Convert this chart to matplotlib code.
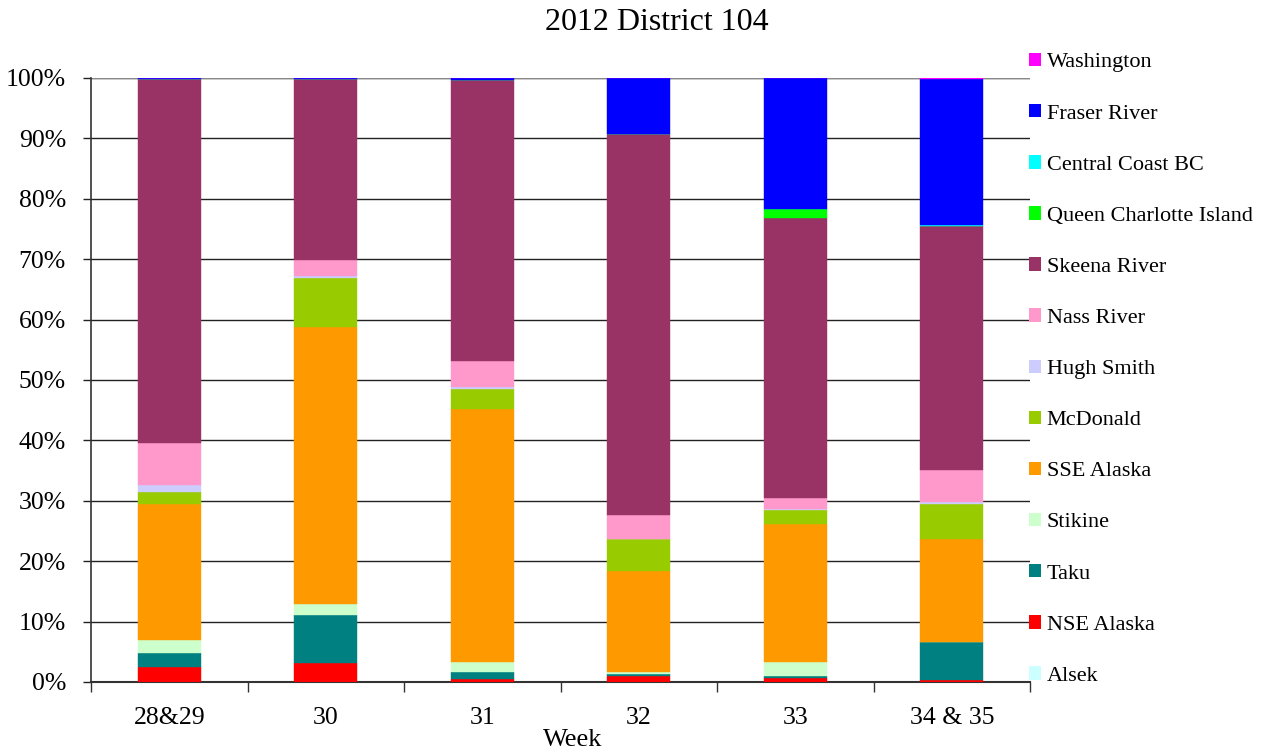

++++++++++++++++++++

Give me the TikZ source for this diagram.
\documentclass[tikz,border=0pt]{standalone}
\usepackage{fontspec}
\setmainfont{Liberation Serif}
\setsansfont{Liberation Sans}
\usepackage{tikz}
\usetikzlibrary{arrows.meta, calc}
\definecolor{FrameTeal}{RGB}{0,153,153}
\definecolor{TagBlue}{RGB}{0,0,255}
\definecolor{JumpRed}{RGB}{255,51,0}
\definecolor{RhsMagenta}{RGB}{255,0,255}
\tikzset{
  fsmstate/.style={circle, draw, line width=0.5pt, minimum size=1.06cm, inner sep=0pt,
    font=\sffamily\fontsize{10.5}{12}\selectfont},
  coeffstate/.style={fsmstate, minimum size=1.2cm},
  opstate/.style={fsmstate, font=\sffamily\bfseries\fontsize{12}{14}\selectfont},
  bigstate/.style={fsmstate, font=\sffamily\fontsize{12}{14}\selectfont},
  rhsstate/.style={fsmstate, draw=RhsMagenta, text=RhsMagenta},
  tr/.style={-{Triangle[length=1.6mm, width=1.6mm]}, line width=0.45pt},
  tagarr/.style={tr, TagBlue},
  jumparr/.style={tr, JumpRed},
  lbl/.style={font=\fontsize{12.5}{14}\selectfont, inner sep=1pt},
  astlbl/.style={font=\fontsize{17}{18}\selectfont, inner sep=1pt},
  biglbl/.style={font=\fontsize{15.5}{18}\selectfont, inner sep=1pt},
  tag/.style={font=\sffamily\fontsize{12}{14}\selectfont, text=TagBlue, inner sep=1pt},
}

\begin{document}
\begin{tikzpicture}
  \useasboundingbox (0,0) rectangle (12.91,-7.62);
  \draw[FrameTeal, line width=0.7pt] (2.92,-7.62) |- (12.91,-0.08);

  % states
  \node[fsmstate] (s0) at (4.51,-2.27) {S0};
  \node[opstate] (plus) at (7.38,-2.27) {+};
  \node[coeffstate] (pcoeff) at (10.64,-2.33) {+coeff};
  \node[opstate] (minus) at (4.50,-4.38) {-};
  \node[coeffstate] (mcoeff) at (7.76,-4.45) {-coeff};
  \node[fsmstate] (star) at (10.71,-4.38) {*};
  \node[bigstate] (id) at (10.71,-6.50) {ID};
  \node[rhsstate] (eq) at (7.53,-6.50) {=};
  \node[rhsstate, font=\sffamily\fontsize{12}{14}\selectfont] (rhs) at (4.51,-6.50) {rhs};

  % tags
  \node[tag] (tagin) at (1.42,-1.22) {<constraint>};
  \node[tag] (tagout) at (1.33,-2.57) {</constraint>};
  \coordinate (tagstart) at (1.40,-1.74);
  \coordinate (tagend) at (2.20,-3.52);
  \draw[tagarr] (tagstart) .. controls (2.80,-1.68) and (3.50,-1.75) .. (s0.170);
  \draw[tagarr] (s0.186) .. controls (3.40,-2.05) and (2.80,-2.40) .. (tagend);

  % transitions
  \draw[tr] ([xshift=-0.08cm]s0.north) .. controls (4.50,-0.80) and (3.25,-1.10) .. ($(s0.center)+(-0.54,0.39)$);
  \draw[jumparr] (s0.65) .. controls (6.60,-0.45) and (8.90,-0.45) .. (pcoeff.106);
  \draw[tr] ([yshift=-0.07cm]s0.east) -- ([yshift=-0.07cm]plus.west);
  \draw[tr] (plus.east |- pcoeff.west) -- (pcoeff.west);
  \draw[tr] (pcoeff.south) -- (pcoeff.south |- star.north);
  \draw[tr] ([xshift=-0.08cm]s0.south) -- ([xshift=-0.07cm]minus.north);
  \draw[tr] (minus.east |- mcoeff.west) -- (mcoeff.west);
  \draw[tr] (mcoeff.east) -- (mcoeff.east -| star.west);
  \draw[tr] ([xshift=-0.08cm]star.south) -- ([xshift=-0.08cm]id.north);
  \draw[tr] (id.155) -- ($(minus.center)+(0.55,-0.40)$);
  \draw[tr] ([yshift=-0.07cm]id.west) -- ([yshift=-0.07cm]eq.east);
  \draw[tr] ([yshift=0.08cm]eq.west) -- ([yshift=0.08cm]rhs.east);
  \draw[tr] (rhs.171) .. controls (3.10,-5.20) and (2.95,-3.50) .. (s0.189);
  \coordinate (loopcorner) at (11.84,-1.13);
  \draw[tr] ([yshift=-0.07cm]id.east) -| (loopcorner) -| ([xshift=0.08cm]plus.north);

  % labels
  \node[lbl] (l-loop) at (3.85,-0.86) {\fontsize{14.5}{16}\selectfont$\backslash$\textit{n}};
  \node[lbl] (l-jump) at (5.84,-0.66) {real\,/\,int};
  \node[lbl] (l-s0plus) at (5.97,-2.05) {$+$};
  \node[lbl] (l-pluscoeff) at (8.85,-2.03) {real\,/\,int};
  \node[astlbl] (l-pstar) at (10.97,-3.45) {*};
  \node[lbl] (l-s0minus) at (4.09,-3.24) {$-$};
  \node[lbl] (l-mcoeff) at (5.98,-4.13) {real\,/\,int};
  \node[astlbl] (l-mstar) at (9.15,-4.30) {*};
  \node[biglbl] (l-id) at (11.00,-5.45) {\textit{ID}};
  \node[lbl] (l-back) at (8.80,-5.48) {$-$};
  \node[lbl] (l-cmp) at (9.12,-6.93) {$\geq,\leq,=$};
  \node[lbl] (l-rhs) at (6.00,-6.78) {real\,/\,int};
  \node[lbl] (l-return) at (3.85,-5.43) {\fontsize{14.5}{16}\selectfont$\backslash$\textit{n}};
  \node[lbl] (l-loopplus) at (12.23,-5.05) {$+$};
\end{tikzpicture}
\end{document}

++++++++++++++++++++

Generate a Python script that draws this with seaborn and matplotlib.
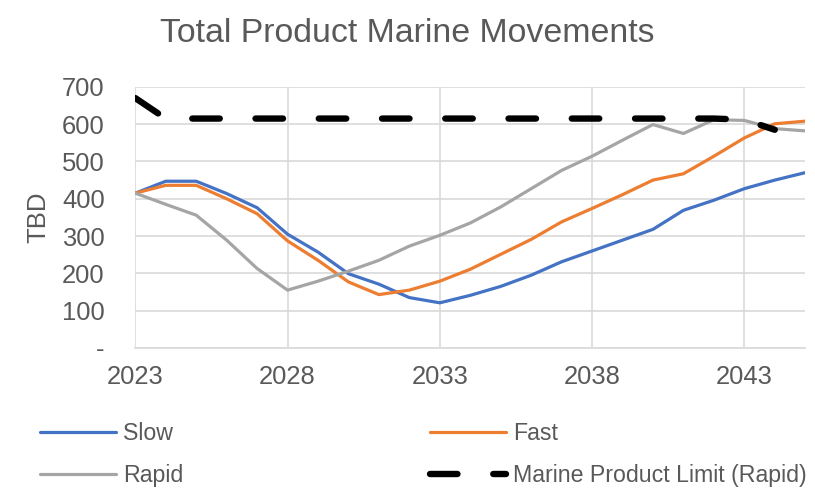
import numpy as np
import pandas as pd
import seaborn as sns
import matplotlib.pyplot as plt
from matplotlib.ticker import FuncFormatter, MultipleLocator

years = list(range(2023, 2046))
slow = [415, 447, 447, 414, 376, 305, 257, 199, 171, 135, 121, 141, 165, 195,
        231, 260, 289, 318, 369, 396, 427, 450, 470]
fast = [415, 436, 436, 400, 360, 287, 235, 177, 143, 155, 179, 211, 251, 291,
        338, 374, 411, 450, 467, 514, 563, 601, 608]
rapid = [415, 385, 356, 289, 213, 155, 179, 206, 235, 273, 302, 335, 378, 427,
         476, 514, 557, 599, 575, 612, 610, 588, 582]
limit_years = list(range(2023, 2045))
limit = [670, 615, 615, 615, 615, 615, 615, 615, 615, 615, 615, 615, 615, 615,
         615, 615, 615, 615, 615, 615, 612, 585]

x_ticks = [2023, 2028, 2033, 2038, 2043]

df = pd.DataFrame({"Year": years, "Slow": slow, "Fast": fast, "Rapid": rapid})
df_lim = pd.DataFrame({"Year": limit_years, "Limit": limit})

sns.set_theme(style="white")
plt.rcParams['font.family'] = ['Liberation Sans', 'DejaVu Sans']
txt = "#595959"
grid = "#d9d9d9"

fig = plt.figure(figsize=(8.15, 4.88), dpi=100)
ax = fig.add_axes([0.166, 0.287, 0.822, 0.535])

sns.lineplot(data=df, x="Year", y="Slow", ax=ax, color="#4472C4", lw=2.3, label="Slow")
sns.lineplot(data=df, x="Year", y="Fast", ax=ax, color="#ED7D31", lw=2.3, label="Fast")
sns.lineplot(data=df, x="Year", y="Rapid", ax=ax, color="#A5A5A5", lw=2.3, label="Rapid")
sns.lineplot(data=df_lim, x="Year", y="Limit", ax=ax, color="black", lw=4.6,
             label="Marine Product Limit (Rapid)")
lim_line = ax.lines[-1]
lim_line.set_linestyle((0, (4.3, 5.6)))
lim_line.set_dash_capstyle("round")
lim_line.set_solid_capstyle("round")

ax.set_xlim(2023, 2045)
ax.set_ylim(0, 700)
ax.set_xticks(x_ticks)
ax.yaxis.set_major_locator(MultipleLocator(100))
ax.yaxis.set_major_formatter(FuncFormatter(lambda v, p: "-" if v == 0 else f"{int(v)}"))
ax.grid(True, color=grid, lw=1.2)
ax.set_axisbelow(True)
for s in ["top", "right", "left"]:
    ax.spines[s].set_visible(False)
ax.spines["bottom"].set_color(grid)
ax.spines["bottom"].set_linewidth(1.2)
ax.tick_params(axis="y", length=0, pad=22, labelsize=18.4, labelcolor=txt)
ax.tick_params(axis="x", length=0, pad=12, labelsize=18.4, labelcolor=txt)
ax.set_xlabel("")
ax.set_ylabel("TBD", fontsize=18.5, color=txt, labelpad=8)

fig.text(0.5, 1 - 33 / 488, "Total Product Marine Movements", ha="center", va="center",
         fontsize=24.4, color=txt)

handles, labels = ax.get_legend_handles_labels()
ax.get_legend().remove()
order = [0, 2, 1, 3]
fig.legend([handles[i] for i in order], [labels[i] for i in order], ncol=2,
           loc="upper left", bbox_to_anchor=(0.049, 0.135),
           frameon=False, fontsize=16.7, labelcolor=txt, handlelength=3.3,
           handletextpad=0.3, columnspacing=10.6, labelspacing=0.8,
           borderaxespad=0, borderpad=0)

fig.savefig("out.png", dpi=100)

++++++++++++++++++++

# [DIRECTIONS FOR THIS TASK]
Keep to the lines above from the line with "Generate a Python" to the line with "ax = fig.add_axes([0.166, 0.287, 0.822, 0.535])", and set down exactly those, inclusive, with nothing else and every picture left out.

# [RESULT BELOW]
Generate a Python script that draws this with seaborn and matplotlib.
import numpy as np
import pandas as pd
import seaborn as sns
import matplotlib.pyplot as plt
from matplotlib.ticker import FuncFormatter, MultipleLocator

years = list(range(2023, 2046))
slow = [415, 447, 447, 414, 376, 305, 257, 199, 171, 135, 121, 141, 165, 195,
        231, 260, 289, 318, 369, 396, 427, 450, 470]
fast = [415, 436, 436, 400, 360, 287, 235, 177, 143, 155, 179, 211, 251, 291,
        338, 374, 411, 450, 467, 514, 563, 601, 608]
rapid = [415, 385, 356, 289, 213, 155, 179, 206, 235, 273, 302, 335, 378, 427,
         476, 514, 557, 599, 575, 612, 610, 588, 582]
limit_years = list(range(2023, 2045))
limit = [670, 615, 615, 615, 615, 615, 615, 615, 615, 615, 615, 615, 615, 615,
         615, 615, 615, 615, 615, 615, 612, 585]

x_ticks = [2023, 2028, 2033, 2038, 2043]

df = pd.DataFrame({"Year": years, "Slow": slow, "Fast": fast, "Rapid": rapid})
df_lim = pd.DataFrame({"Year": limit_years, "Limit": limit})

sns.set_theme(style="white")
plt.rcParams['font.family'] = ['Liberation Sans', 'DejaVu Sans']
txt = "#595959"
grid = "#d9d9d9"

fig = plt.figure(figsize=(8.15, 4.88), dpi=100)
ax = fig.add_axes([0.166, 0.287, 0.822, 0.535])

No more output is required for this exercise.